Remember Me - Lesley Pearse [82]
The male convicts were far too weak with hunger to be excited by a huge number of new women descending on them. Their reaction was only fear that their rations would be cut even more drastically. But to most of the women it was a calamity. Bad though it was to be forced to share rations with strangers, the prospect of new women stealing their men away was even worse.
A relationship with someone, whether you were legally married or not, eased the misery of life in the colony. In most cases the partnerships were a compromise, especially for the women. Back home few of them would have chosen the mate they had here. But choice was limited, plain girls were grateful for being wanted, the prettier girls felt safer with a protector, and where a baby was a result of the arrangement, it gave some purpose to their life.

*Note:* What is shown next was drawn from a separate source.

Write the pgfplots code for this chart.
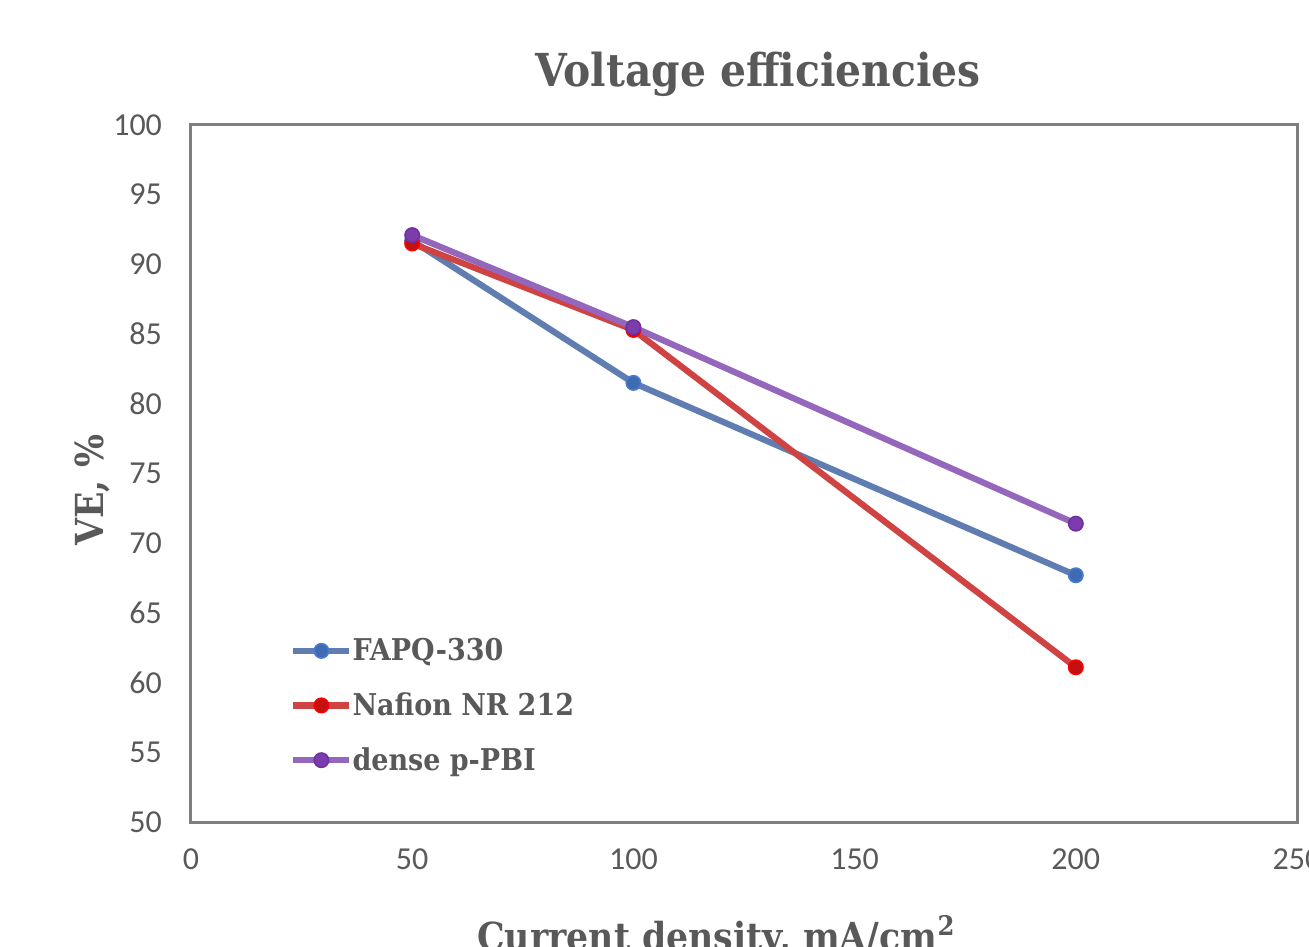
\documentclass[border=0pt]{standalone}
\usepackage{fontspec}
\setmainfont{Carlito}
\newfontfamily\slab{DejaVu Serif Condensed}
\usepackage{pgfplots}
\pgfplotsset{compat=1.18}
\definecolor{txt}{HTML}{595959}
\definecolor{frame}{HTML}{7F7F7F}
\definecolor{bline}{HTML}{607DB1}
\definecolor{bmark}{HTML}{3F6BB3}
\definecolor{bedge}{HTML}{4A7BD0}
\definecolor{rline}{HTML}{D04343}
\definecolor{rmark}{HTML}{C41010}
\definecolor{redge}{HTML}{FF0000}
\definecolor{pline}{HTML}{9466BC}
\definecolor{pmark}{HTML}{7B3DAE}
\definecolor{pedge}{HTML}{7030A0}
\begin{document}
\begin{tikzpicture}
\useasboundingbox (-95.5pt,-62pt) rectangle (559pt,411pt);
\clip (-95.5pt,-62pt) rectangle (559pt,411pt);
\begin{axis}[
  at={(0pt,0pt)}, anchor=south west,
  scale only axis, width=553pt, height=348.5pt,
  xmin=0, xmax=250, ymin=50, ymax=100,
  xtick={0,50,100,150,200,250},
  ytick={50,55,...,100},
  tick style={draw=none},
  axis line style={frame, line width=1.5pt},
  tick label style={font=\fontsize{16}{18}\selectfont, text=txt},
  /pgf/number format/assume math mode=true,
  xticklabel style={yshift=-10pt},
  yticklabel style={xshift=-11pt},
  title={\slab\bfseries Voltage efficiencies},
  title style={font=\fontsize{22.7}{26}\selectfont, text=txt, at={(axis description cs:0.513,1.056)}, anchor=center},
  xlabel={\slab\bfseries Current density, mA/cm\textsuperscript{2}},
  xlabel style={font=\fontsize{19.3}{22}\selectfont, text=txt, at={(axis description cs:0.475,-0.165)}, anchor=center},
  ylabel={\slab\bfseries VE, \%},
  ylabel style={font=\fontsize{19.3}{22}\selectfont, text=txt, at={(axis description cs:-0.0895,0.476)}, anchor=center, rotate=0},
  legend style={draw=none, fill=none, at={(axis description cs:0.084,0.2757)}, anchor=north west,
    font=\slab\bfseries\fontsize{15}{18}\selectfont, text=txt, row sep=10.5pt,
    nodes={inner xsep=0pt}},
  legend cell align=left,
  legend image code/.code={\draw[mark repeat=2,mark phase=2,#1] plot coordinates {(0pt,0pt)(14pt,0pt)(28pt,0pt)};},
]
\addplot[bline, line width=3.1pt, mark=*, mark size=3.6pt, mark options={fill=bmark, draw=bedge, line width=0.8pt}]
  coordinates {(50,91.7) (100,81.5) (200,67.7)};
\addlegendentry{FAPQ-330}
\addplot[rline, line width=3.1pt, mark=*, mark size=3.6pt, mark options={fill=rmark, draw=redge, line width=0.8pt}]
  coordinates {(50,91.5) (100,85.3) (200,61.1)};
\addlegendentry{Nafion NR 212}
\addplot[pline, line width=3.1pt, mark=*, mark size=3.6pt, mark options={fill=pmark, draw=pedge, line width=0.8pt}]
  coordinates {(50,92.1) (100,85.5) (200,71.4)};
\addlegendentry{dense p-PBI}
\end{axis}
\end{tikzpicture}
\end{document}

Mary was more nervous than most when she heard the news of the Juliana and its cargo of women. She knew it wasn’t her beauty or her cleverness that had kept Will with her for two years. He had stayed with her purely because there was a shortage of women, and by the time he’d got to know the prettier ones better, he found most had serious flaws in their characters.
Death, and men being moved to Norfolk Island, had decimated their numbers. There weren’t more than seventy men left here now, and a great many of those were physical wrecks. Among 200 new women who had been cooped up on a ship for months, there were almost certainly going to be dozens who would set their sights on Will.
Chapter nine
Every single woman in the settlement turned out to see the women from the Juliana being rowed ashore. Apart from the weather, it was almost like a re-enactment of their first day here, for they could hear the same kind of excited laughter and the ribald remarks they’d made themselves. But whereas they had arrived in early February, which in this upside-down country meant summer with blazing sunshine, so hot that many of them ran into the sea to cool down, the new arrivals were experiencing winter. The sky was grey, a keen wind was blowing, making the sea choppy, and it was very cold.
There should have been sisterly concern for the new women. After all, they had been through a long, gruelling voyage, and now they were about to enter hell. Yet just the way they looked, even from a distance, was enough to make the old-timers forget any kindly thoughts and band together in antipathy and resentment. The new arrivals’ clothes were vivid colours, many wore hats trimmed with flowers and feathers, they were plump and healthy, and they looked for all the world like a troupe of actresses, not convicts.
Mary clutched Emmanuel closer to her breast in fear. Her first exposure to the convicts from the other transport ships in the fleet was printed indelibly on her mind. They had all seemed so much tougher than her, conniving and ruthless too. Time and the hardships here had made all the survivors equal now, but she was afraid these new women would alter everything.
‘Lots of ladies,’ Charlotte said, looking up at her mother with undisguised glee. ‘Pretty ladies.’
At her child’s innocent words Mary felt a pang of shame. They were, after all, just women like herself. All of them had known chains and the horrors of prison and had been wrenched from their families and friends. She didn’t want Charlotte to grow up in a climate of bitterness and hate. She decided she must put aside her fear and jealousy and welcome the newcomers.
‘I thought we might have had a few fights on our hands,’ Surgeon White said to Tench over dinner at White’s house the following evening. ‘But thanks to the actions of Mary Bryant the new women appear to be settling in well.’